2024 The Clancy Tour: The Moment I Realized We All Grew Up But The Feeling Didn’t
By the time the Clancy tour started, I wasn’t walking into the venue as the same person who saw Emotional Roadshow.
None of us were.
That’s the first thing I noticed. Not the stage, not the visuals, but the crowd.
We weren’t kids anymore.

There were fans who had been here for a decade standing next to brand new ones. And somehow it didn’t feel divided, it felt layered.
Like the older eras were still alive in the room, just in older bodies.
They trusted the crowd to carry entire sections, and we did, because we’ve been trained for this for years. We know when to scream, when to go quiet, when to jump, when to just stand there and feel it.
That’s the unspoken relationship that only happens when a band and a fanbase grow up together.
And vocally, Tyler has never sounded more in control. Not in a polished, distant way, but in a grounded way. Like he knows exactly what he can do and exactly how to deliver it without breaking the emotional arc of the night.

Josh is still the anchor. Same intensity. Same precision. The most reliable live presence I’ve ever seen, and after ten years, that consistency becomes emotional in its own way. He is the constant in a timeline that has changed everything else.
2025 The Clancy Tour Breach: Standing in The Crowd With Every Past Version of Myself
If Clancy was the realization, Breach was the reflection.
Walking into that show, I wasn’t just thinking about the last tour, I was thinking about 2016.
About how small everything felt then. About how loud everything felt then. About who I was the first time I heard these songs live.
And Breach carried that weight in a way I didn’t expect.

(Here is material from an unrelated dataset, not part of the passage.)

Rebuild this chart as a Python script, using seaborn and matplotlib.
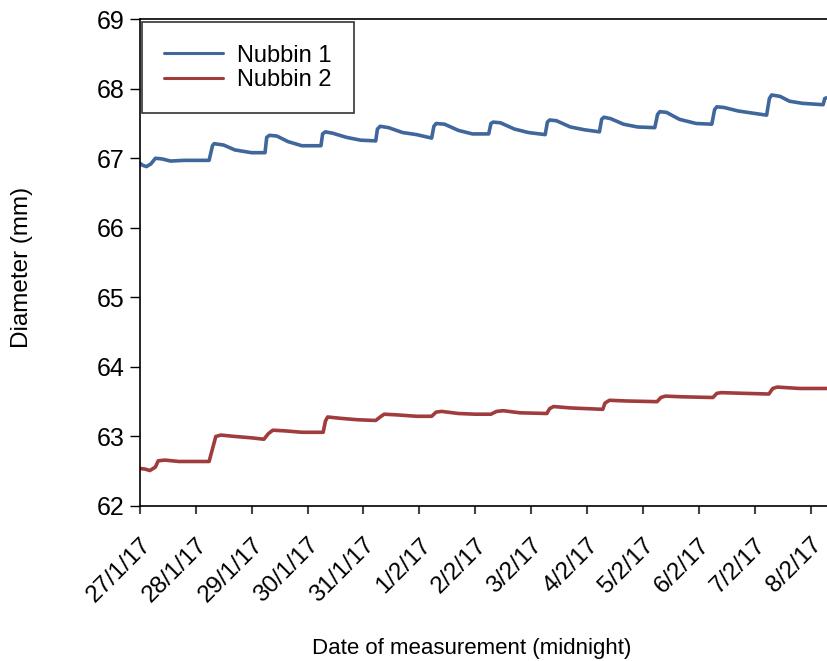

Not nostalgic in a surface level way, it felt like watching your past self stand next to your current self and realizing both versions survived.
There’s a very specific feeling that happens when thousands of people who have been here for years sing the same lyric at the same time.
It’s not just loud.
It’s knowing.
We know what these songs meant to us at 16.
We know what they meant at 20.
We know what they mean now.
And the band knows it too.
You can feel it in the way they let the crowd take over longer. In the way certain moments are held just a few seconds more than they used to be. In the way nothing feels rushed anymore.
Breach didn’t feel like a closure.

It felt like a band acknowledging their own legacy in real time, and letting us stand inside it with them.
Why This Still Matters After Ten Years
People talk about seeing their favorite band multiple times like it’s the same experience repeated.
It isn’t.
Because you are not the same person each time you walk into that room.

These shows have held:
• the teenager who didn’t feel understood anywhere else
• the young adult trying to figure everything out
• the version of me who came back after life got heavier
• the version of me who finally felt stable and happy and still needed these songs in a completely different way
And all of those versions exist at the same time when the lights go down.
That’s what ten years gives you.
Not just memories, perspective.
I don’t hear the songs the same way I did in 2016.

I don’t scream the lyrics for the same reasons.
I don’t need them in the same way.
But somehow they still meet me exactly where I am.
And when Trees happens, when the drums are in the crowd and the confetti starts falling and everyone is jumping in perfect unison, it doesn’t feel like an ending.
It feels like proof.
That we were all here.
That we all made it through.
That time passed and we came back anyway.
Eight shows later, ten years older, with entire lifetimes lived in between tours.
and the moment the lights drop, my heart still does the exact same thing it did the first time.
And I think that’s the real reason I keep going back
because for two hours in a dark room full of strangers,
every version of me that ever loved this band is alive at the same time.